Every organization looking to deploy video conferencing solutions has to decide what technology will be the best fit and how much hardware/licensing they will need. Which employees get their own personal VMR or personal desktop endpoints? Which departments get a new huddle room, or better yet, an immersive video conferencing system? These are big questions IT has to ask themselves because this technology costs organizations a ton of money. How does IT determine who gets what?
We surveyed 143 video collaboration IT professionals across a wide range of industries to discover:
- 52% said they use both on-premise video conferencing and cloud-based solutions
- 33.6% responded that they use on-premise video conferencing bridging exclusively
- 70% of survey respondents claimed to have multi-vendor video technology environments (eg Cisco, Polycom, Acano, Pexip, Vidyo, Lifesize etc.)
Given these trends across the enterprise space, video technology providers have prioritized interoperability(see Cisco’s recent acquisition of Acano). But, for IT, building a unified communications system that works across all areas of the organization is not as easy as it sounds. Large organization typically have to balance many things when planning a deployment of video collaboration technology including cost, adoption, security and interoperability.
Deployment Costs
Meeting the unique communication needs of every department across the organization is a difficult task, especially in the case of organizations with a more video-centric approach. HD immersive video conference room systems are still notoriously expensive, however, there are some organizations that make due with smaller video-enable huddle rooms.
High Five is known for producing low-cost video endpoints that allow organizations to make more small rooms video-ready. Tely Labs also has a similar device. “Large enterprises currently using cloud video solutions or looking to deploy soon may want to consider the benefit of a system that helps leverage those small rooms for video conferencing.”
Personal software VMR’s (virtual meeting rooms) are also expensive deployments when you’re considering purchasing licenses for users across a large organization. Factor in IT man hours and resources it will take to support active users, and you’re looking at some pretty big figures.
Usage and Adoption
Collaboration is great. Everyone from sales to customer support can give you a laundry list of reasons why they need their own personal VMR, but how do organization know who is using the technology and better yet HOW they’re using it?
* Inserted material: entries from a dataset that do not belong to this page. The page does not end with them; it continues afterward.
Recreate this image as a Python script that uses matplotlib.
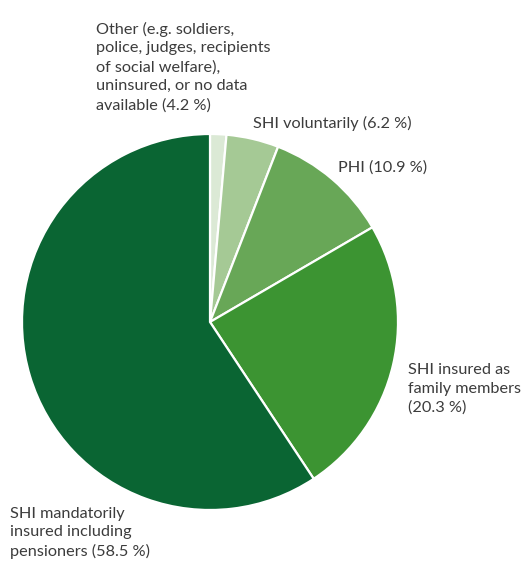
import matplotlib.pyplot as plt

# ==========================
# Data (wedge sizes, labels as printed)
# ==========================
groups = [
    "Other",
    "SHI voluntarily",
    "PHI",
    "SHI family",
    "SHI mandatory",
]
shares = [1.4, 4.5, 10.7, 24.1, 59.3]
colors = ["#dbe9d5", "#a5c995", "#68a757", "#3c9432", "#0a6533"]

label_texts = [
    "Other (e.g. soldiers,\npolice, judges, recipients\nof social welfare),\nuninsured, or no data\navailable (4.2 %)",
    "SHI voluntarily (6.2 %)",
    "PHI (10.9 %)",
    "SHI insured as\nfamily members\n(20.3 %)",
    "SHI mandatorily\ninsured including\npensioners (58.5 %)",
]
# label anchor (left x, centre y) in pixels from top-left
label_pos = [(96, 67), (253, 123), (338, 168), (408, 389), (10, 533)]

W, H = 526, 563

# ==========================
# Pie
# ==========================
fig = plt.figure(figsize=(W / 100, H / 100), dpi=100)
ax = fig.add_axes([0, 0, 1, 1])
ax.set_xlim(0, W)
ax.set_ylim(0, H)
ax.set_aspect("equal")
ax.axis("off")

ax.pie(
    shares,
    colors=colors,
    startangle=90,
    counterclock=False,
    center=(210, H - 322),
    radius=188,
    wedgeprops={"edgecolor": "white", "linewidth": 1.6},
)
ax.set_xlim(0, W)
ax.set_ylim(0, H)

for txt, (x, y) in zip(label_texts, label_pos):
    ax.text(
        x, H - y, txt,
        ha="left", va="center",
        fontsize=11.7, family="Lato",
        color="#3c3c3c", linespacing=1.42,
    )

plt.savefig("out.png", dpi=100)
plt.close()
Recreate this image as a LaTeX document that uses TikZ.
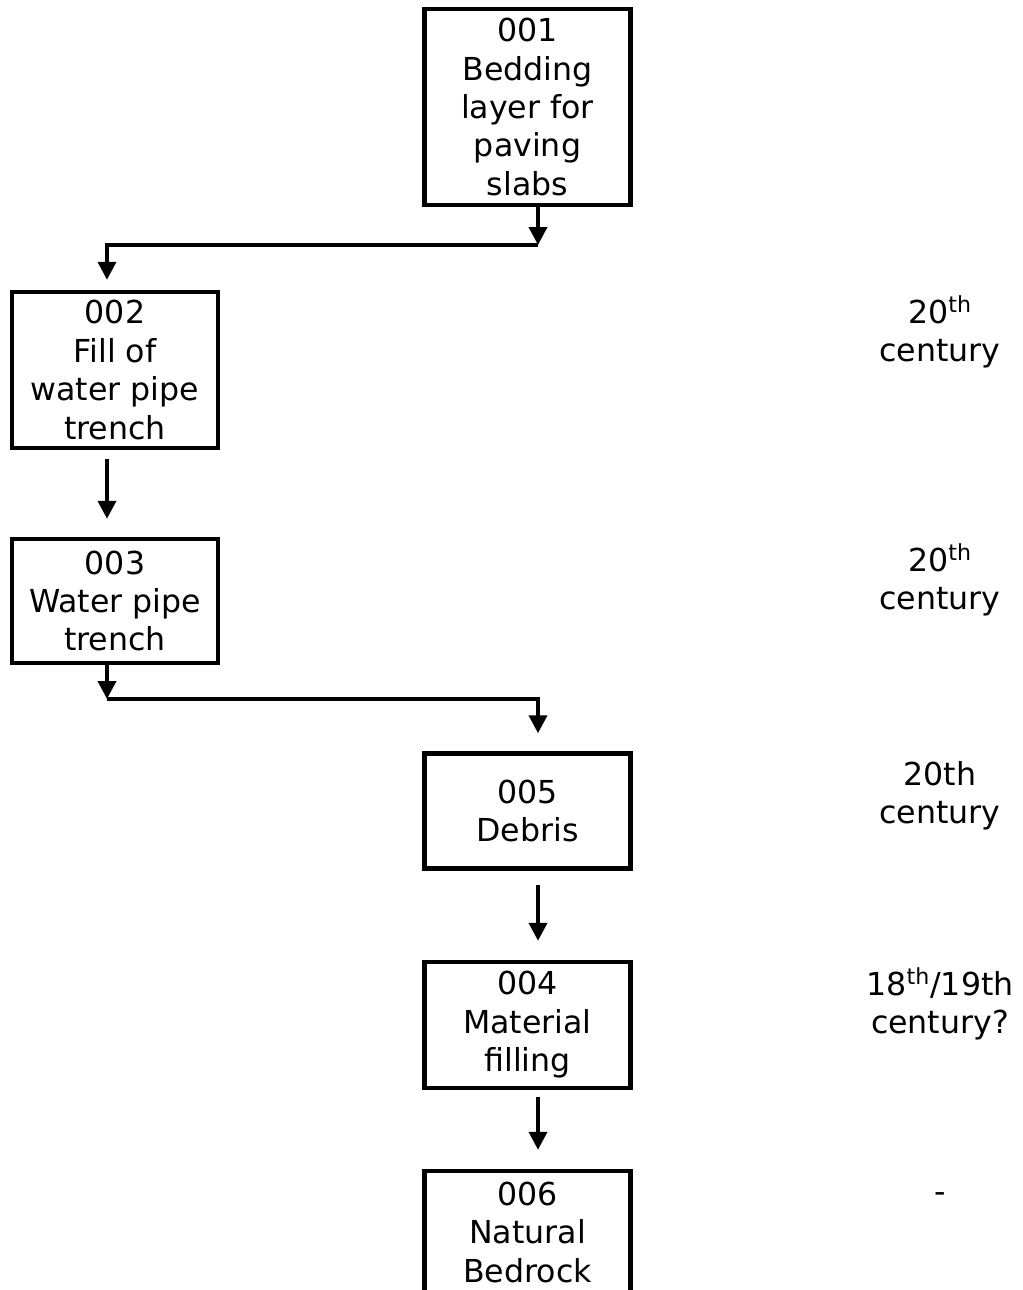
\documentclass[tikz,border=0pt]{standalone}
\usepackage{fontspec}
\setmainfont{DejaVu Sans}
\usetikzlibrary{arrows.meta}

\begin{document}
\begin{tikzpicture}[x=0.02cm, y=-0.02cm]
    \tikzset{
        every node/.style={font=\fontsize{18}{21.9}\selectfont},
        unitbox/.style={draw, line width=0.09cm, minimum width=4.12cm, inner sep=0pt, align=center},
        link/.style={line width=0.075cm, -{Triangle[length=0.36cm, width=0.36cm]}},
        period/.style={align=center, inner sep=0pt}
    }
    \clip (0,0) rectangle (1023,1290);

    % --- stratigraphic units ---
    \node[unitbox, minimum height=3.92cm] (u001) at (527.5,107) {001\\Bedding\\layer for\\paving\\slabs};
    \node[unitbox, minimum height=3.12cm] (u002) at (115,370) {002\\Fill of\\water pipe\\trench};
    \node[unitbox, minimum height=2.48cm] (u003) at (115,601) {003\\Water pipe\\trench};
    \node[unitbox, minimum height=2.30cm] (u005) at (527.5,811) {005\\Debris};
    \node[unitbox, minimum height=2.52cm] (u004) at (527.5,1025) {004\\Material\\filling};
    \node[unitbox, minimum height=2.44cm] (u006) at (527.5,1232) {006\\Natural\\Bedrock};

    % --- dates ---
    \node[period] (p002) at (940,332) {20\textsuperscript{th}\\century};
    \node[period] (p003) at (940,580) {20\textsuperscript{th}\\century};
    \node[period] (p005) at (940,796) {20th\\century};
    \node[period] (p004) at (940,1004) {18\textsuperscript{th}/19th\\century?};
    \node[period] (p006) at (940,1195) {\strut-};

    % --- relations ---
    \coordinate (j1) at (538,245);
    \coordinate (j2) at (107,699);
    \draw[link] (u001.south -| j1) -- (j1);
    \draw[link, shorten >=0.2cm] (j1) -| ([xshift=-0.16cm]u002.north);
    \draw[link, shorten <=0.18cm, shorten >=0.36cm] ([xshift=-0.16cm]u002.south) -- ([xshift=-0.16cm]u003.north);
    \draw[link] ([xshift=-0.16cm]u003.south) -- (j2);
    \draw[link, shorten >=0.36cm] (j2) -| (u005.north -| j1);
    \draw[link, shorten <=0.28cm, shorten >=0.38cm] (u005.south -| j1) -- (u004.north -| j1);
    \draw[link, shorten <=0.14cm, shorten >=0.38cm] (u004.south -| j1) -- (u006.north -| j1);
\end{tikzpicture}
\end{document}
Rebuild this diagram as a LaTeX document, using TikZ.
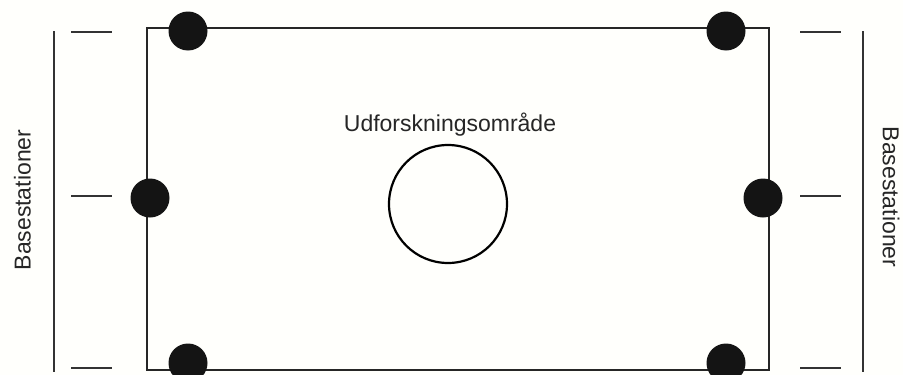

Purchasing a bunch of video software licenses without being prepared to track usage is like rolling the dice for IT. It’s difficult to track adoption and ROI and support a secure video environment all at the same time. But, somehow IT manages to justify the purchase, without much hard evidence to prove that video collaboration is working the way it is intended.
A strategy among large enterprises that I’m more familiar with is evaluating usage and adoption across the organization before purchasing new technology. Imagine being able to see how certain video technology is performing compared to other devices and technology based on geography, or looking at software vs. hardware usage.
This initial evaluation of usage behavior and adoption patterns is not unheard of, however, data and insights are often collected from siloed monitoring tools, which makes it very difficult to merge the data and produce an accurate picture of their collaboration environment.
Looking at how existing technology is being used is key before making the next big purchase. See how IT professionals arm themselves with information in order to purchase the right collaboration solution with vAnalytics.
Interoperability
Interoperable technology is key for user experience, adoption, and upgrading. Devices and infrastructure in multi-vendor video environments don’t always play nicely together. The tangled mess of standards-based video, VMR’s and WebRTC is a nightmare for users and IT.
Even single vendor environments have had complications. For the longest time Cisco Telepresence systems could not dial into Cisco WebEx meetings via video, but CMR’s were designed to help solve this problem thankfully for a lot of organizations, which resulted in more CMR deployments.
On top of weighing costs, usage and interoperability hangs the overarching question facing IT: Who gets what? The only real way to answer this question is with information. If the goal is to bring communication together, making data-driven decisions to optimize the technology being used is key.